Dec. 4: Last Sunday, a popular local female columnist wrote about thriftiness. Her mother is sensible and frugal, the columnist wrote, because she catches the drippings of water from under the sink and uses them to water the garden. She re-uses paper bags. She runs around turning off any lights in the house and keeps the thermostat at 65 in the winter. How admirable. I’ve heard it all. But as a former counterculturalist who was all gung-ho about living the Thrifty Life to save the planet and the cash flow, I’ve concluded that the popular Tightwad movement of the last decade is a crock.
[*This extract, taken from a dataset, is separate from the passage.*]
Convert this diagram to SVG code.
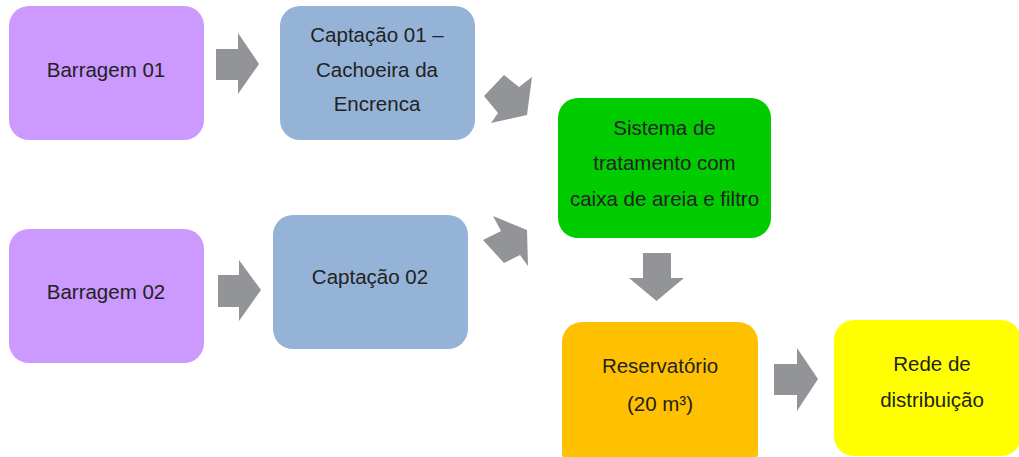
<svg xmlns="http://www.w3.org/2000/svg" width="1019" height="457" viewBox="0 0 1019 457">
<style>
.t{font-family:"Liberation Sans",Arial,sans-serif;font-size:20.5px;fill:#222;text-anchor:middle}
.a{fill:#939497}
</style>
<rect width="1019" height="457" fill="#fff"/>
<g id="connectors">
<polygon class="a" points="216,49 238,49 238,33 259,64 238,94 238,80 216,80"/>
<polygon class="a" points="218,275 239,275 239,260 261,290 239,321 239,307 218,307"/>
<polygon class="a" points="774,364 797,364 797,348 818,379 797,411 797,395 774,395"/>
<polygon class="a" points="643,253 671,253 671,278 684,278 656.5,301 629,278 643,278"/>
<polygon class="a" points="484,96 504,75 519,87 532,77 527,115 491,123 498,113"/>
<polygon class="a" points="493,216 527,230 528,266 520,255 504,263 483,240 501,231"/>
</g>
<g id="barragem01"><rect x="9" y="6" width="195" height="134" rx="20" fill="#CC99FF"/><text class="t" x="106" y="77">Barragem 01</text></g>
<g id="captacao01"><rect x="280" y="6" width="195" height="134" rx="20" fill="#95B3D7"/><text class="t" x="377" y="42">Captação 01 –</text><text class="t" x="377" y="77">Cachoeira da</text><text class="t" x="377" y="111">Encrenca</text></g>
<g id="barragem02"><rect x="9" y="229" width="195" height="134" rx="20" fill="#CC99FF"/><text class="t" x="106" y="299">Barragem 02</text></g>
<g id="captacao02"><rect x="273" y="215" width="195" height="134" rx="20" fill="#95B3D7"/><text class="t" x="370" y="284">Captação 02</text></g>
<g id="sistema"><rect x="558" y="98" width="213" height="140" rx="20" fill="#00CC00"/><text class="t" x="664.5" y="135">Sistema de</text><text class="t" x="664.5" y="170">tratamento com</text><text class="t" x="664.5" y="206">caixa de areia e filtro</text></g>
<g id="reservatorio"><rect x="562" y="322" width="196" height="150" rx="20" fill="#FFC000"/><text class="t" x="660" y="373">Reservatório</text><text class="t" x="660" y="411">(20 m³)</text></g>
<g id="rede"><rect x="834" y="320" width="187" height="136" rx="20" fill="#FFFF00"/><text class="t" x="932" y="371">Rede de</text><text class="t" x="932" y="407">distribuição</text></g>
</svg>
It’s an illusion that attracts middle class people mostly—the rich don’t need to worry, and the poor are already squeezing nickels till they scream---and gives the believers something even better than the money they imagine they’ll save, and that is a sense of control and self-restraint that feels as good and righteous turning down a piece of chocolate cake. With our country’s Puritanical heritage, strands of that old belief that excess is sinful and denial is godly remains in the culture even today. In a country of abundance, people indulge hugely with every “vice,” from eating and drinking to spending lots of money, and then are expected to feel remorseful, like an alcoholic the morning after a binge, and choose abstinence, whether it be from drinking or blowing money on luxuries. The Tightwad movement was popularized by that housewife Amy Dascyznski or whatever her name is, who used to go around the talk show circuit explaining how much money she saved by washing and re-using her aluminum foil, saving string, and shopping at Good Will. The idea sells well on Amazon. But come now, is it the high price of aluminum foil that hits people hard in the budget?
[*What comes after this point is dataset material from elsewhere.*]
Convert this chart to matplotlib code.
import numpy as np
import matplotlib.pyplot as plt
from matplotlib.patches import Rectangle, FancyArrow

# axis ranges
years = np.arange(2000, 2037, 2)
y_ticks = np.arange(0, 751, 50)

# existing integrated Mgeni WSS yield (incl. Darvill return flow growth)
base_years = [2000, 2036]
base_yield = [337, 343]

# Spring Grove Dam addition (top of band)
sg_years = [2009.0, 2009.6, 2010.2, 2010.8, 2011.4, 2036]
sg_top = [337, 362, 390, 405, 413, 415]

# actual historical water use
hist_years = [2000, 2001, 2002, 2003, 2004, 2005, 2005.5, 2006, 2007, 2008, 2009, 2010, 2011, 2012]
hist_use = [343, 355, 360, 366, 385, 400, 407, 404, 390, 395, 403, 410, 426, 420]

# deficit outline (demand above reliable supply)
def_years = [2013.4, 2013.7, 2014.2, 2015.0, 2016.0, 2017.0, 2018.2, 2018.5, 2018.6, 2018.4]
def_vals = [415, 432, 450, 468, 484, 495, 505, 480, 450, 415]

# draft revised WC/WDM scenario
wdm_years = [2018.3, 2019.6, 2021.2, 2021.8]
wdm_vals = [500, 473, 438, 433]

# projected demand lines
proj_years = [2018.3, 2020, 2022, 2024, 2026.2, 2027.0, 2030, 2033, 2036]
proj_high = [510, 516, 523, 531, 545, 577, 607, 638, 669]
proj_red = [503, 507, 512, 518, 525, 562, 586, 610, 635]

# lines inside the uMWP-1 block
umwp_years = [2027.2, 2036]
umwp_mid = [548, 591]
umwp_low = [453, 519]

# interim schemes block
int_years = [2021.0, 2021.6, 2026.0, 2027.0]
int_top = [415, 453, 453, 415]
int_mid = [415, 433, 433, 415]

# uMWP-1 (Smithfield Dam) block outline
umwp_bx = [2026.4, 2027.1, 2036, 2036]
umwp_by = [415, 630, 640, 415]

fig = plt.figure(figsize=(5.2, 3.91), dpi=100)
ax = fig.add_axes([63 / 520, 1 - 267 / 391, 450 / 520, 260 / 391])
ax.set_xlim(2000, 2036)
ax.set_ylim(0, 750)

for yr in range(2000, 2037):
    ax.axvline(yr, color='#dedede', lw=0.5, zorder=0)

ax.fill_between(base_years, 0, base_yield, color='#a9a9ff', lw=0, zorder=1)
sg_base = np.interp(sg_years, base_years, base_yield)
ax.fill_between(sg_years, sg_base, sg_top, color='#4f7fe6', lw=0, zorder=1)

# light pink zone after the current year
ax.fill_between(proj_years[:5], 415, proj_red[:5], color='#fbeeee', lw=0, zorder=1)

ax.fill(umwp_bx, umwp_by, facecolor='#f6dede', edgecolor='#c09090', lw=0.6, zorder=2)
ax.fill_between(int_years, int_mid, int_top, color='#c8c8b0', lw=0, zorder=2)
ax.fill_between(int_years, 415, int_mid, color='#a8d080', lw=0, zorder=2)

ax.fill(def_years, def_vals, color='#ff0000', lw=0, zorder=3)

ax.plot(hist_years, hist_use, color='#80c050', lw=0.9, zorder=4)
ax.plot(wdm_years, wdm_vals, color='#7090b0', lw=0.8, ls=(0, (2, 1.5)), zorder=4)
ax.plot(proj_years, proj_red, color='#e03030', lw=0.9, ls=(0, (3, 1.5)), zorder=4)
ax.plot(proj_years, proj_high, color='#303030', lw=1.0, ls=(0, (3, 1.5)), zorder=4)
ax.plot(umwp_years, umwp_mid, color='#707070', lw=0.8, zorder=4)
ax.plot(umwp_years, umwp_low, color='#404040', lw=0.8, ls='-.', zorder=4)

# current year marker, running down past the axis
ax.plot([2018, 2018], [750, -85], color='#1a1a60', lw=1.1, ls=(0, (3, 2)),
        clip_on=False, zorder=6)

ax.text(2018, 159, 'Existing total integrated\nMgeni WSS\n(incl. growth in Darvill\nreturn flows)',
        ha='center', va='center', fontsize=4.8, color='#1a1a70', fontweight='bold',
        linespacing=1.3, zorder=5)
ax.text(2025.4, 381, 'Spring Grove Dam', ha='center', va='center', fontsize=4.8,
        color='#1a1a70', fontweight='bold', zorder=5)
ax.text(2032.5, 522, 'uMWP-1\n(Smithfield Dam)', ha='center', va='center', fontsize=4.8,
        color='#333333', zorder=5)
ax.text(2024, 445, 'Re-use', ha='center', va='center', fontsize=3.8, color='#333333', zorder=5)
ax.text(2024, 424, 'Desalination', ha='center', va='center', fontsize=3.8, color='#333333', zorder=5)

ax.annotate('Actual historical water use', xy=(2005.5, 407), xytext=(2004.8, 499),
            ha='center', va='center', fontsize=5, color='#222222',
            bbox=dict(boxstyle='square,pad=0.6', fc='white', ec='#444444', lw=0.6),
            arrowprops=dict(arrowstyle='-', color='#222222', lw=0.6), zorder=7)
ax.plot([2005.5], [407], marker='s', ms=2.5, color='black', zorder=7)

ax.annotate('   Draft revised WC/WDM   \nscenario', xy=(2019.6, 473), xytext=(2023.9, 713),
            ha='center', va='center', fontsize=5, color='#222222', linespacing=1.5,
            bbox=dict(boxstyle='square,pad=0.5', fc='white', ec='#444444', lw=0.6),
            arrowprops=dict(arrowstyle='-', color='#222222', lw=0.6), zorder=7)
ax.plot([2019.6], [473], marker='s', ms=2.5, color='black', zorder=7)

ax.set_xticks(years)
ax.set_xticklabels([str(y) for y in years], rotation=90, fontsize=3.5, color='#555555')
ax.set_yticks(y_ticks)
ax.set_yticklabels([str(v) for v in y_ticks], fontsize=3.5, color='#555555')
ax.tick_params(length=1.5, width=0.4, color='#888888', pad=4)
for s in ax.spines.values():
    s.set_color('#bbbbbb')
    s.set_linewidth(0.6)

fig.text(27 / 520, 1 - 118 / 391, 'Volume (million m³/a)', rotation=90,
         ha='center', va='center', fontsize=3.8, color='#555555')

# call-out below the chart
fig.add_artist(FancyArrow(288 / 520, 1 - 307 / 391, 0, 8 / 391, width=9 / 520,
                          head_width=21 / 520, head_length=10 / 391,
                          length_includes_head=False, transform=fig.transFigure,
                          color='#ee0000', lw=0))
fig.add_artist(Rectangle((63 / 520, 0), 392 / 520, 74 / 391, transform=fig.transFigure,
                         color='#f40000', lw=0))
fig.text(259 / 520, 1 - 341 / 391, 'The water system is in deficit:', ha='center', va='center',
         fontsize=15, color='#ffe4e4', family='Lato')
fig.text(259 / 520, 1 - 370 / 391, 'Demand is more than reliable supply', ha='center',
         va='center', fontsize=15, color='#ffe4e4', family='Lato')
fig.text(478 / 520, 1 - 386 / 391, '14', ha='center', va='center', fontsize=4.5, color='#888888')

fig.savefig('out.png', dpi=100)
No, the real budget bruisers come from the areas in which people generally have little or no control: taxes, illnesses, car problems, job losses, moves, broken appliances, dental work, leaking roofs, and the like. All the money saved from recycled water drippings and the lower electrical bill would not even put a dent in the cost of the new valves for the car. People can and do work hard all their lives, live frugally, save money, pile up pennies like Silas Marner, even re-use aluminum foil, but then if the unexpected strikes, their savings could be wiped out. My sister, for instance, worries all the time. She has health insurance, but the deductible is $3,000 and it pays 80% of any medical problem. The cost of the remaining 20% of, say, a major surgery, would be off the chain.
If it makes people happy to do the little things to cut the electric or water bill, super; the saved money might be enough for a dinner for two at a nice restaurant. But these petty savings probably won’t protect a person from the big-ticket bills. I wish, therefore, that authors and gurus would stop smugly presenting the little thrift tips as the solution for a perfect and prosperous life. I also wish gullible people would stop buying into it, literally and figuratively.